Characteristics of the preprints that were never published in a peer-reviewed journal are compared to those that were published (Additional file Table S2). Generally, we found that basic characteristics of RCTs initially posted as preprints were similar between those that were subsequently published and those that were not.

Table 1 Characteristics of preprintarticle RCTs

Discussion

In this study, we analyzed the consistency in treatment effect estimates between RCTs first available as a preprint and subsequently published in a peer-reviewed journal. We found only trivial discrepancies between COVID-19 preprints and subsequent journal articles in most pharmacological treatment RCTs. Nevertheless, some outcomes were added and deleted in the journal articles compared with the preprints and one trial showed a change in the direction of effect between preprint and subsequent journal article.

Our study findings demonstrate substantial agreement with the conclusions of other COVID-19 studies. In a retrospective review of 74 RCTs included in a living network meta-analysis [38, 39] up to August 2021, Zeraatkar et al. did not observe important discordance between the first preprint and subsequent journal article [10]. The cross-sectional study by Bero et al. found only marginal changes to outcomes reporting and spin between 67 preprint–article pairs of studies published between March and October 2020 [9]. In contrast, in a meta-research study of preventive, therapeutic, or post-acute care interventions for COVID-19, Oikonomidi et al. found significant changes in results and abstract’s conclusions in 55% of the sample of 66 preprint–article studies published up to August 2020 [7].

While over half (58%) of preprints are subsequently published in a peer-reviewed journal [40], the fact is that some will remain unpublished, due to journal rejection because of poor methodological and statistical quality or, in rare cases, lack of submission. Based on this, some suggest that preprints should be excluded from meta-analyses [41]. Thus, as part of objective two of our protocol, we conducted a meta-epidemiological study, selecting 37 meta-analyses at different timepoints that included both preprint and journal article RCTs [42].

Strengths and limitations

We assessed the consistency of results between preprint and journal article pairs of RCTs, as significant changes found in the subsequent journal article bring the reliability of preprint data into question. Furthermore, our data were retrieved from a large living systematic review (COVID-NMA). COVID-NMA employed a validated, comprehensive search strategy to identify all relevant evidence.

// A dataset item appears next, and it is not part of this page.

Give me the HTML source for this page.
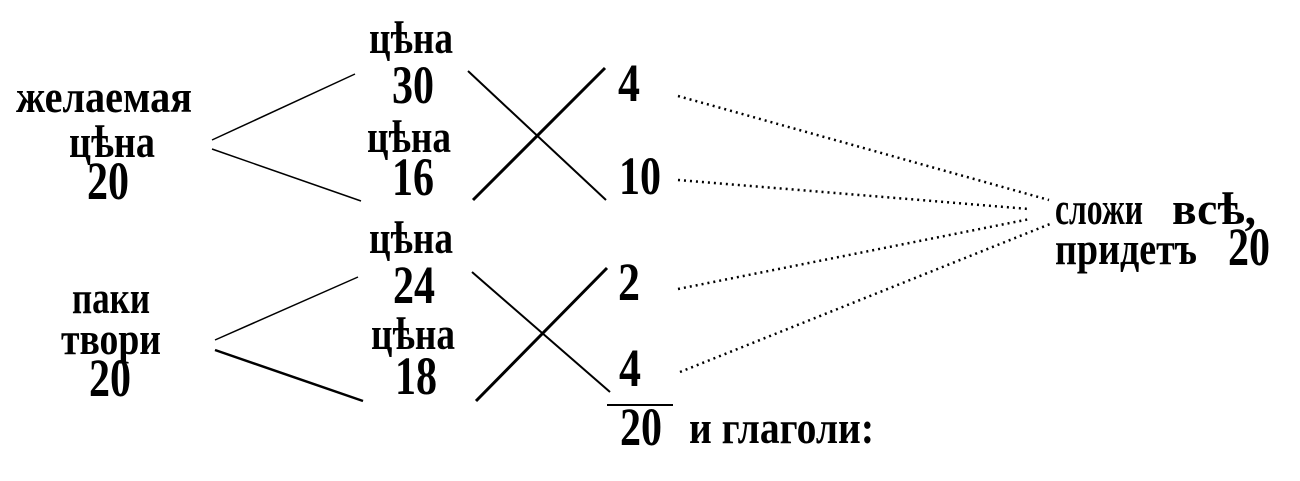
<!DOCTYPE html>
<html><head><meta charset="utf-8"><style>
html,body{margin:0;padding:0;background:#fff;width:1300px;height:481px;overflow:hidden}
text{font-family:"Liberation Serif","DejaVu Serif",serif;font-weight:bold;fill:#000}
</style></head><body>
<svg width="1300" height="481" viewBox="0 0 1300 481" xmlns="http://www.w3.org/2000/svg">
<g font-size="46" text-anchor="middle">
<text x="104" y="112" textLength="176" lengthAdjust="spacingAndGlyphs">желаемая</text>
<text x="112" y="157" textLength="86" lengthAdjust="spacingAndGlyphs">цѣна</text>
<text x="111" y="313" textLength="78" lengthAdjust="spacingAndGlyphs">паки</text>
<text x="111" y="354" textLength="100" lengthAdjust="spacingAndGlyphs">твори</text>
<text x="411" y="53" textLength="84" lengthAdjust="spacingAndGlyphs">цѣна</text>
<text x="409" y="152" textLength="84" lengthAdjust="spacingAndGlyphs">цѣна</text>
<text x="411" y="253" textLength="84" lengthAdjust="spacingAndGlyphs">цѣна</text>
<text x="413" y="349" textLength="84" lengthAdjust="spacingAndGlyphs">цѣна</text>
</g>
<g font-size="54" text-anchor="middle">
<text x="108" y="199" textLength="42" lengthAdjust="spacingAndGlyphs">20</text>
<text x="110" y="396" textLength="42" lengthAdjust="spacingAndGlyphs">20</text>
<text x="413" y="103" textLength="42" lengthAdjust="spacingAndGlyphs">30</text>
<text x="413" y="195" textLength="42" lengthAdjust="spacingAndGlyphs">16</text>
<text x="414" y="303" textLength="42" lengthAdjust="spacingAndGlyphs">24</text>
<text x="416" y="394" textLength="42" lengthAdjust="spacingAndGlyphs">18</text>
<text x="629" y="101" textLength="22" lengthAdjust="spacingAndGlyphs">4</text>
<text x="640" y="194" textLength="42" lengthAdjust="spacingAndGlyphs">10</text>
<text x="629" y="300" textLength="22" lengthAdjust="spacingAndGlyphs">2</text>
<text x="630" y="386" textLength="22" lengthAdjust="spacingAndGlyphs">4</text>
<text x="641" y="445" textLength="42" lengthAdjust="spacingAndGlyphs">20</text>
<text x="1249" y="265" textLength="42" lengthAdjust="spacingAndGlyphs">20</text>
</g>
<g font-size="46">
<text x="689" y="443" textLength="185" lengthAdjust="spacingAndGlyphs">и глаголи:</text>
<text x="1055" y="224" textLength="88" lengthAdjust="spacingAndGlyphs">сложи</text>
<text x="1172" y="224" textLength="84" lengthAdjust="spacingAndGlyphs">всѣ,</text>
<text x="1055" y="264" textLength="142" lengthAdjust="spacingAndGlyphs">придетъ</text>
</g>
<g stroke="#000" fill="none">
<line x1="212" y1="140" x2="355" y2="74" stroke-width="1.5"/>
<line x1="212" y1="149" x2="361" y2="201" stroke-width="1.5"/>
<line x1="215" y1="340" x2="358" y2="277" stroke-width="1.5"/>
<line x1="215" y1="350" x2="363" y2="401" stroke-width="2.5"/>
<line x1="468" y1="71" x2="606" y2="200" stroke-width="2"/>
<line x1="473" y1="200" x2="605" y2="68" stroke-width="3"/>
<line x1="472" y1="272" x2="610" y2="392" stroke-width="2"/>
<line x1="476" y1="401" x2="607" y2="268" stroke-width="3"/>
<line x1="607" y1="405" x2="673" y2="405" stroke-width="2"/>
<g stroke-width="2.5" stroke-dasharray="2 4">
<line x1="678" y1="96" x2="1049" y2="200"/>
<line x1="678" y1="180" x2="1029" y2="209"/>
<line x1="678" y1="289" x2="1030" y2="219"/>
<line x1="680" y1="372" x2="1050" y2="224"/>
</g>
</g>
</svg>
</body></html>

There are some limitations of our assessment. Firstly, this research was conducted on COVID-19 RCTs, so results may not be generalizable to other fields and study types. In non-COVID-19-related studies, Carneiro et al. [43] determined that preprints were lacking in reporting quality but, on average, the quality of reporting between preprints and subsequent journal articles was comparable. Another study found small differences in journal article conclusions of 7.2% of non-COVID-19–related and 17.2% of COVID-19–related abstracts compared to the preprint [44]. Secondly, for those preprints that were never published in a journal, we could not evaluate whether peer review prevented journal publication due to unsupported conclusions. Nevertheless, we found that trial characteristics were generally similar between preprints that were subsequently published in peer-reviewed journals and those that remained unpublished. Finally, our study is limited to the decisions of the living review. For example, protocol revisions could affect the sample composition.

Conclusion

We identified changes in effect estimates in 8% of COVID-19 randomized controlled trials between preprint and subsequent journal article. Some outcomes were deleted or added in the journal articles; therefore, it is important to retrieve both documents and explore reasons for discrepancies. Certainly, a critical approach should be adopted when using results from preprints due to the lack of peer review.